Preparation
Table of contents
Two crucial first steps when aiming to design experiments using machine learning pipelines are the following:
- Understand what’s in your DATA.
- know what METHODS and TOOLS you can use to perform machine learning tasks.
In this preparation section, we provide links to the dataset and the Python library we are going to use in the third tutorial, accompanied by some navigating questions. In the next two tasks, you are asked to explore these links and reflect on the potential challenges and opportunities that appear when aiming to design an end-to-end machine learning pipeline (i.e., from acquiring the dataset to making predictions).

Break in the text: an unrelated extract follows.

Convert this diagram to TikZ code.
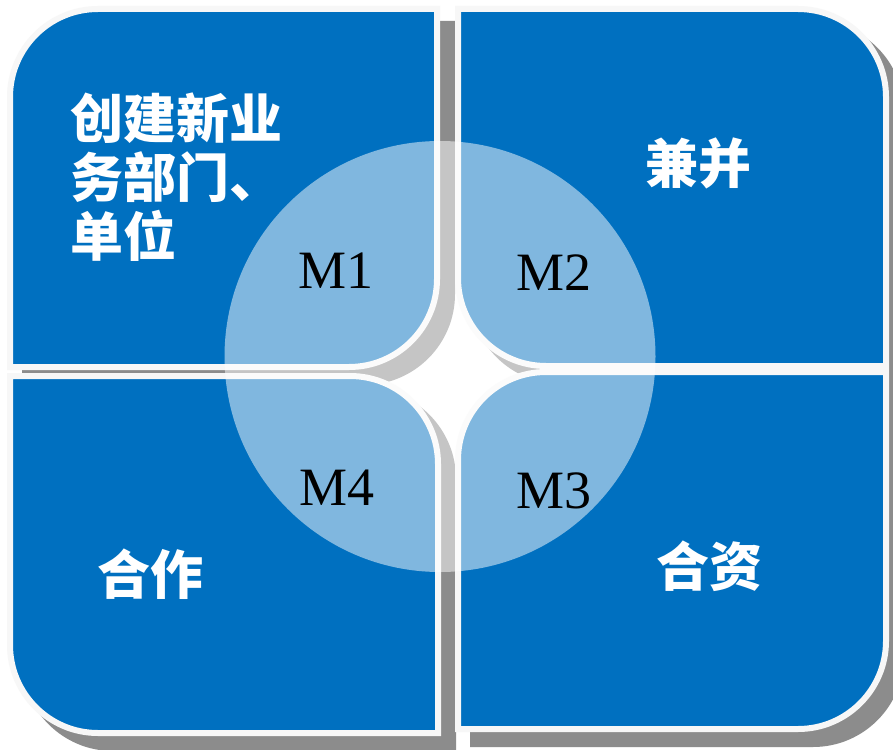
\documentclass[tikz,border=0pt]{standalone}
\usepackage{fontspec}
\setmainfont{Liberation Serif}
\newfontfamily\cjkb{Noto Sans CJK SC}
\definecolor{qblue}{HTML}{0070C0}
\definecolor{qedge}{HTML}{F7F7F7}
\definecolor{qshadow}{HTML}{8C8C8C}
% TL and BR corners rounded
\newcommand\diagA[5]{(#1+#5,#2) -- (#3,#2) -- (#3,#4-#5) arc[start angle=0,end angle=90,radius=#5] -- (#1,#4) -- (#1,#2+#5) arc[start angle=180,end angle=270,radius=#5] -- cycle}
% TR and BL corners rounded
\newcommand\diagB[5]{(#1,#2) -- (#3-#5,#2) arc[start angle=270,end angle=360,radius=#5] -- (#3,#4) -- (#1+#5,#4) arc[start angle=90,end angle=180,radius=#5] -- cycle}
\tikzset{
  quad/.style={fill=qblue, draw=qedge, line width=6pt},
  qshad/.style={fill=qshadow, draw=qshadow, line width=6pt, shift={(15,15)}},
  cjklab/.style={text=white, inner sep=0pt, font=\cjkb\bfseries\fontsize{53}{59}\selectfont},
  mlab/.style={text=black, inner sep=0pt, font=\fontsize{54}{60}\selectfont}
}
\begin{document}
\begin{tikzpicture}[x=1pt,y=-1pt]
\useasboundingbox (0,0) rectangle (893,749);
\fill[white] (0,0) rectangle (893,749);
% shadows
\path[qshad] \diagA{10}{9}{437}{367}{88};
\path[qshad] \diagB{458}{9}{886}{366}{88};
\path[qshad] \diagA{458}{372}{886}{729}{88};
\path[qshad] \diagB{10}{376}{438}{733}{88};
% quadrants
\path[quad] \diagA{10}{9}{437}{367}{88};
\path[quad] \diagB{458}{9}{886}{366}{88};
\path[quad] \diagA{458}{372}{886}{729}{88};
\path[quad] \diagB{10}{376}{438}{733}{88};
% centre circle
\fill[white, fill opacity=0.5] (440,356.5) circle[radius=215.5];
% labels
\node[cjklab, anchor=north west, align=left] (t1) at (70,93) {创建新业\\务部门、\\单位};
\node[cjklab] (t2) at (698,163) {兼并};
\node[cjklab] (t4) at (150,574) {合作};
\node[cjklab] (t3) at (709,566) {合资};
\node[mlab] (m1) at (336,271) {M1};
\node[mlab] (m2) at (554,273) {M2};
\node[mlab] (m3) at (554,491) {M3};
\node[mlab] (m4) at (337,488) {M4};
\end{tikzpicture}
\end{document}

But, before our tasks..good to know
This tutorial assumes that you have a basic understanding of Python programming. If you are not familiar with Python, we recommend taking the Python for Everybody course on the Coursera platform, as shown in the following URL:
- Python for Everybody: https://www.coursera.org/specializations/python
Task 1
First, take a look at the dataset we are going to use in the tutorial (https://archive.ics.uci.edu/ml/datasets/Heart+Disease)

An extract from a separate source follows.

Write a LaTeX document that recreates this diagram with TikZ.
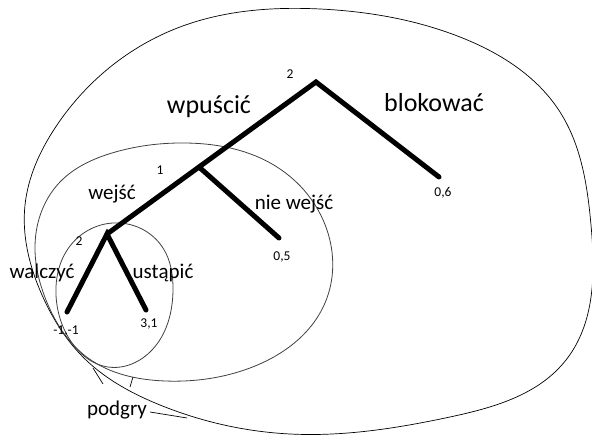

Your quest is to explore this dataset. Instead of providing you with steps on how to do so we only provide you with the link to the dataset. Finding a way to navigate through the datasets that exist in the wild is a crucial skill for any Machine Learning task. During the tutorial, we will reflect on the challenges you encountered while exploring the dataset.
Task 2
-
Take a look at the methods used to split your dataset into train and test sets using the Python library scikit-learn (https://scikit-learn.org/stable/modules/classes.html#module-sklearn.model_selection). Do they look familiar? Try to identify the ones we have already discussed in class.
-
Also, take a look at the evaluation metrics that are mentioned in the Python Library scikit-learn (https://scikit-learn.org/stable/modules/model_evaluation.html).
- Do they look familiar? Try to identify the ones we have already discussed in class.
- Do you know what the following terms mean:
- Confusion Matrix
- Precision
- Recall
- Accuracy
- F1 score
- Cross Validation
If not, refresh your memory by going through the past lectures, as we will discuss all of them during the tutorial.